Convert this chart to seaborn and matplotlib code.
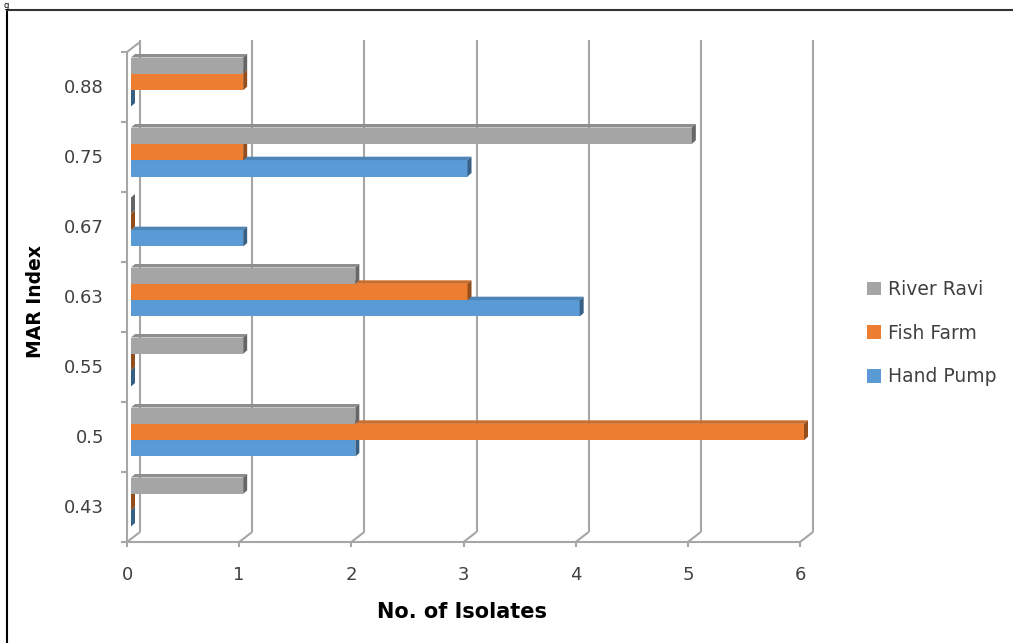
import matplotlib
matplotlib.use("Agg")
import matplotlib.pyplot as plt
import matplotlib.colors as mcolors
import numpy as np
import pandas as pd
import seaborn as sns
from matplotlib.lines import Line2D
from matplotlib.patches import Polygon
from matplotlib.transforms import ScaledTranslation

# ---- data ----
mar_index = ["0.43", "0.5", "0.55", "0.63", "0.67", "0.75", "0.88"]
hand_pump = [0, 2, 0, 4, 1, 3, 0]
fish_farm = [0, 6, 0, 3, 0, 1, 1]
river_ravi = [1, 2, 1, 2, 0, 5, 1]
sources = ["River Ravi", "Fish Farm", "Hand Pump"]
x_ticks = [0, 1, 2, 3, 4, 5, 6]

palette = {"River Ravi": "#A5A5A5", "Fish Farm": "#ED7D31", "Hand Pump": "#5B9BD5"}

df = pd.DataFrame({
    "MAR Index": mar_index * 3,
    "Isolates": river_ravi + fish_farm + hand_pump,
    "Source": [s for s in sources for _ in mar_index],
})

sns.set_theme(style="white")
plt.rcParams["font.family"] = ["DejaVu Sans"]

W, H = 1013, 643
fig = plt.figure(figsize=(W / 100, H / 100), dpi=100)
fig.patch.set_facecolor("white")

# plotting plane (pixels from the top-left corner)
x0p, x6p = 131, 804
ytop, ybot = 47, 537
ax = fig.add_axes([x0p / W, (H - ybot) / H, (x6p - x0p) / W, (ybot - ytop) / H])

order = mar_index[::-1]
sns.barplot(data=df, y="MAR Index", x="Isolates", hue="Source", order=order,
            hue_order=sources, palette=palette, orient="h", width=0.7,
            saturation=1, linewidth=0, ax=ax)

ax.set_xlim(0, 6)
ax.set_ylim(6.5, -0.5)
for s in ax.spines.values():
    s.set_visible(False)
ax.set_facecolor("none")

# data units per pixel
px_x = 6 / (x6p - x0p)
px_y = 7 / (ybot - ytop)

def shade(c, k):
    r, g, b = mcolors.to_rgb(c)
    return (r * k, g * k, b * k)

# 3-D faces on each bar: a thin top face and a darker end cap
dx, dy = 4 * px_x, 3.5 * px_y
for i, (src, cont) in enumerate(zip(sources, ax.containers)):
    z = 5 - i
    col = palette[src]
    for rect in cont:
        rect.set_zorder(z)
        x, w = rect.get_x(), rect.get_width()
        y, h = rect.get_y(), rect.get_height()
        top = Polygon([(x, y), (x + dx, y - dy), (x + w + dx, y - dy), (x + w, y)],
                      closed=True, facecolor=shade(col, 0.86), edgecolor="none",
                      zorder=z, clip_on=False)
        cap = Polygon([(x + w, y), (x + w + dx, y - dy), (x + w + dx, y + h - dy), (x + w, y + h)],
                      closed=True, facecolor=shade(col, 0.62), edgecolor="none",
                      zorder=z, clip_on=False)
        ax.add_patch(top)
        ax.add_patch(cap)

# front and back planes of the box
fdx, fdy = -4 * px_x, 5 * px_y
bdx, bdy = 9 * px_x, -5 * px_y
lc, lw = "#A6A6A6", 1.5
ylo, yhi = 6.5, -0.5
kw = dict(color=lc, lw=lw, clip_on=False, solid_capstyle="butt")

# back wall gridlines
for v in x_ticks:
    ax.plot([v + bdx, v + bdx], [ylo + bdy, yhi + bdy - 2 * px_y], zorder=1, **kw)
    # floor diagonals
    ax.plot([v + fdx, v + bdx], [ylo + fdy, ylo + bdy], zorder=1, **kw)
    # x tick marks
    ax.plot([v + fdx, v + fdx], [ylo + fdy, ylo + fdy + 5 * px_y], zorder=1, **kw)

# front floor edge
ax.plot([0 + fdx, 6 + fdx], [ylo + fdy, ylo + fdy], zorder=1, **kw)
# front left axis and its top diagonal
ax.plot([fdx, fdx], [ylo + fdy, yhi + fdy], zorder=1, **kw)
ax.plot([fdx, bdx], [yhi + fdy, yhi + bdy], zorder=1, **kw)
# y tick marks at category boundaries
for b in np.arange(-0.5, 7.0, 1.0):
    ax.plot([fdx, fdx - 6 * px_x], [b + fdy, b + fdy], zorder=1, **kw)

# tick labels
ax.set_xticks(x_ticks)
ax.set_xticklabels([str(v) for v in x_ticks])
ax.tick_params(axis="both", length=0, labelsize=13, labelcolor="#404040")
ax.tick_params(axis="x", pad=21)
ax.tick_params(axis="y", pad=19.5)
for lab in ax.get_xticklabels():
    lab.set_transform(lab.get_transform() + ScaledTranslation(-4 / 100, 0, fig.dpi_scale_trans))
for lab in ax.get_yticklabels():
    lab.set_transform(lab.get_transform() + ScaledTranslation(0, -4 / 100, fig.dpi_scale_trans))

# axis titles
ax.set_xlabel("No. of Isolates", fontsize=15, fontweight="bold", color="black")
ax.set_ylabel("MAR Index", fontsize=13.5, fontweight="bold", color="black")
ax.xaxis.set_label_coords((462 - x0p) / (x6p - x0p), -(612 - ybot) / (ybot - ytop))
ax.xaxis.label.set_va("center")
ax.yaxis.set_label_coords((35 - x0p) / (x6p - x0p), (ybot - 302) / (ybot - ytop))
ax.yaxis.label.set_va("center")

# legend
handles, labels = ax.get_legend_handles_labels()
if ax.get_legend() is not None:
    ax.get_legend().remove()
fig.legend(handles, labels, loc="upper left", bbox_to_anchor=(867 / W, 1 - 280 / H),
           frameon=False, fontsize=13.5, handlelength=0.75, handleheight=0.75,
           handletextpad=0.35, labelspacing=1.32, borderpad=0, borderaxespad=0,
           labelcolor="#404040")

# page frame and caption fragment
fig.add_artist(Line2D([6.5 / W, 6.5 / W], [0, 1 - 10 / H], color="black", lw=1.5,
                      transform=fig.transFigure))
fig.add_artist(Line2D([6.5 / W, 1], [1 - 10 / H, 1 - 10 / H], color="#333333", lw=1.5,
                      transform=fig.transFigure))
fig.text(4 / W, 1 - 0.5 / H, "g", fontsize=6, va="top", ha="left", color="black")

fig.savefig("out.png", dpi=100)
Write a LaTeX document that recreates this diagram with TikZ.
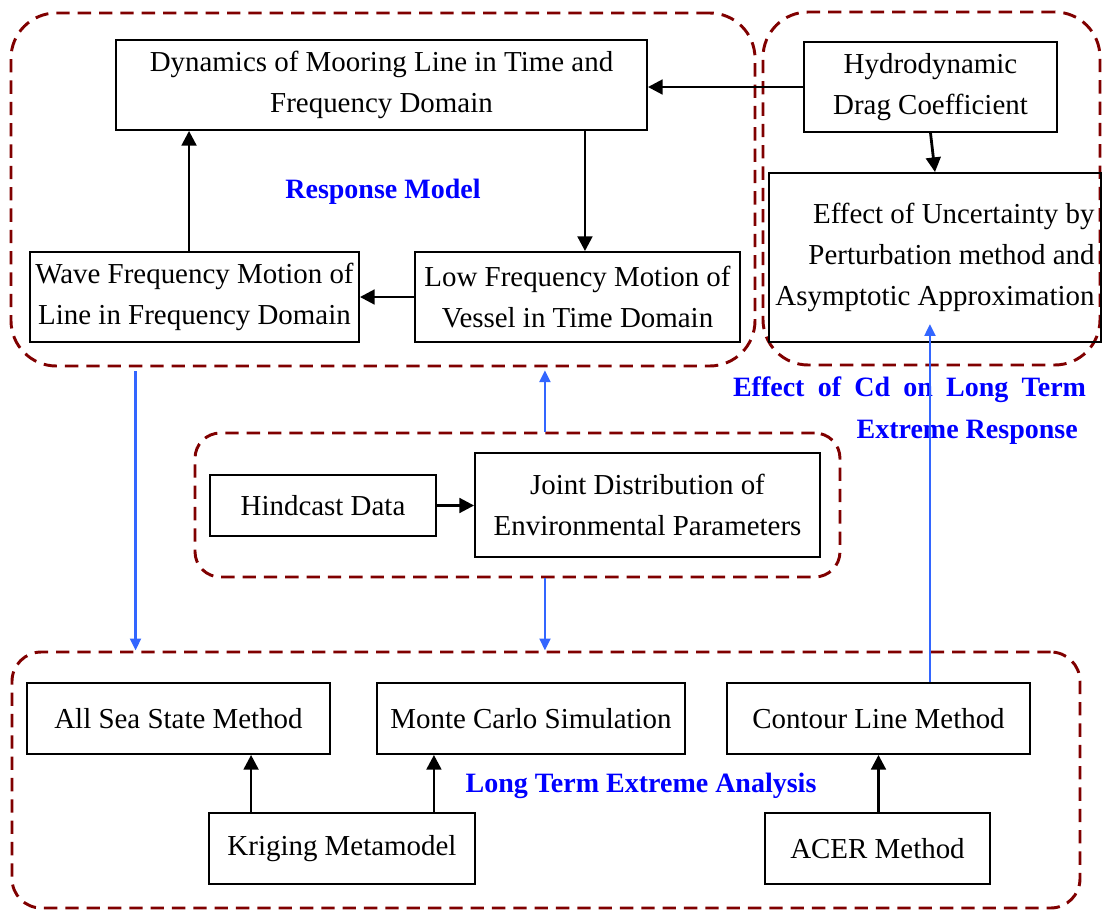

EXERCISE BRIEF -
Images in the data above are to be skipped. Retype all other material exactly.

THE COMPLETED TASK -
Convert this chart to seaborn and matplotlib code.
import matplotlib
matplotlib.use("Agg")
import matplotlib.pyplot as plt
import matplotlib.colors as mcolors
import numpy as np
import pandas as pd
import seaborn as sns
from matplotlib.lines import Line2D
from matplotlib.patches import Polygon
from matplotlib.transforms import ScaledTranslation

# ---- data ----
mar_index = ["0.43", "0.5", "0.55", "0.63", "0.67", "0.75", "0.88"]
hand_pump = [0, 2, 0, 4, 1, 3, 0]
fish_farm = [0, 6, 0, 3, 0, 1, 1]
river_ravi = [1, 2, 1, 2, 0, 5, 1]
sources = ["River Ravi", "Fish Farm", "Hand Pump"]
x_ticks = [0, 1, 2, 3, 4, 5, 6]

palette = {"River Ravi": "#A5A5A5", "Fish Farm": "#ED7D31", "Hand Pump": "#5B9BD5"}

df = pd.DataFrame({
    "MAR Index": mar_index * 3,
    "Isolates": river_ravi + fish_farm + hand_pump,
    "Source": [s for s in sources for _ in mar_index],
})

sns.set_theme(style="white")
plt.rcParams["font.family"] = ["DejaVu Sans"]

W, H = 1013, 643
fig = plt.figure(figsize=(W / 100, H / 100), dpi=100)
fig.patch.set_facecolor("white")

# plotting plane (pixels from the top-left corner)
x0p, x6p = 131, 804
ytop, ybot = 47, 537
ax = fig.add_axes([x0p / W, (H - ybot) / H, (x6p - x0p) / W, (ybot - ytop) / H])

order = mar_index[::-1]
sns.barplot(data=df, y="MAR Index", x="Isolates", hue="Source", order=order,
            hue_order=sources, palette=palette, orient="h", width=0.7,
            saturation=1, linewidth=0, ax=ax)

ax.set_xlim(0, 6)
ax.set_ylim(6.5, -0.5)
for s in ax.spines.values():
    s.set_visible(False)
ax.set_facecolor("none")

# data units per pixel
px_x = 6 / (x6p - x0p)
px_y = 7 / (ybot - ytop)

def shade(c, k):
    r, g, b = mcolors.to_rgb(c)
    return (r * k, g * k, b * k)

# 3-D faces on each bar: a thin top face and a darker end cap
dx, dy = 4 * px_x, 3.5 * px_y
for i, (src, cont) in enumerate(zip(sources, ax.containers)):
    z = 5 - i
    col = palette[src]
    for rect in cont:
        rect.set_zorder(z)
        x, w = rect.get_x(), rect.get_width()
        y, h = rect.get_y(), rect.get_height()
        top = Polygon([(x, y), (x + dx, y - dy), (x + w + dx, y - dy), (x + w, y)],
                      closed=True, facecolor=shade(col, 0.86), edgecolor="none",
                      zorder=z, clip_on=False)
        cap = Polygon([(x + w, y), (x + w + dx, y - dy), (x + w + dx, y + h - dy), (x + w, y + h)],
                      closed=True, facecolor=shade(col, 0.62), edgecolor="none",
                      zorder=z, clip_on=False)
        ax.add_patch(top)
        ax.add_patch(cap)

# front and back planes of the box
fdx, fdy = -4 * px_x, 5 * px_y
bdx, bdy = 9 * px_x, -5 * px_y
lc, lw = "#A6A6A6", 1.5
ylo, yhi = 6.5, -0.5
kw = dict(color=lc, lw=lw, clip_on=False, solid_capstyle="butt")

# back wall gridlines
for v in x_ticks:
    ax.plot([v + bdx, v + bdx], [ylo + bdy, yhi + bdy - 2 * px_y], zorder=1, **kw)
    # floor diagonals
    ax.plot([v + fdx, v + bdx], [ylo + fdy, ylo + bdy], zorder=1, **kw)
    # x tick marks
    ax.plot([v + fdx, v + fdx], [ylo + fdy, ylo + fdy + 5 * px_y], zorder=1, **kw)

# front floor edge
ax.plot([0 + fdx, 6 + fdx], [ylo + fdy, ylo + fdy], zorder=1, **kw)
# front left axis and its top diagonal
ax.plot([fdx, fdx], [ylo + fdy, yhi + fdy], zorder=1, **kw)
ax.plot([fdx, bdx], [yhi + fdy, yhi + bdy], zorder=1, **kw)
# y tick marks at category boundaries
for b in np.arange(-0.5, 7.0, 1.0):
    ax.plot([fdx, fdx - 6 * px_x], [b + fdy, b + fdy], zorder=1, **kw)

# tick labels
ax.set_xticks(x_ticks)
ax.set_xticklabels([str(v) for v in x_ticks])
ax.tick_params(axis="both", length=0, labelsize=13, labelcolor="#404040")
ax.tick_params(axis="x", pad=21)
ax.tick_params(axis="y", pad=19.5)
for lab in ax.get_xticklabels():
    lab.set_transform(lab.get_transform() + ScaledTranslation(-4 / 100, 0, fig.dpi_scale_trans))
for lab in ax.get_yticklabels():
    lab.set_transform(lab.get_transform() + ScaledTranslation(0, -4 / 100, fig.dpi_scale_trans))

# axis titles
ax.set_xlabel("No. of Isolates", fontsize=15, fontweight="bold", color="black")
ax.set_ylabel("MAR Index", fontsize=13.5, fontweight="bold", color="black")
ax.xaxis.set_label_coords((462 - x0p) / (x6p - x0p), -(612 - ybot) / (ybot - ytop))
ax.xaxis.label.set_va("center")
ax.yaxis.set_label_coords((35 - x0p) / (x6p - x0p), (ybot - 302) / (ybot - ytop))
ax.yaxis.label.set_va("center")

# legend
handles, labels = ax.get_legend_handles_labels()
if ax.get_legend() is not None:
    ax.get_legend().remove()
fig.legend(handles, labels, loc="upper left", bbox_to_anchor=(867 / W, 1 - 280 / H),
           frameon=False, fontsize=13.5, handlelength=0.75, handleheight=0.75,
           handletextpad=0.35, labelspacing=1.32, borderpad=0, borderaxespad=0,
           labelcolor="#404040")

# page frame and caption fragment
fig.add_artist(Line2D([6.5 / W, 6.5 / W], [0, 1 - 10 / H], color="black", lw=1.5,
                      transform=fig.transFigure))
fig.add_artist(Line2D([6.5 / W, 1], [1 - 10 / H, 1 - 10 / H], color="#333333", lw=1.5,
                      transform=fig.transFigure))
fig.text(4 / W, 1 - 0.5 / H, "g", fontsize=6, va="top", ha="left", color="black")

fig.savefig("out.png", dpi=100)
Write a LaTeX document that recreates this diagram with TikZ.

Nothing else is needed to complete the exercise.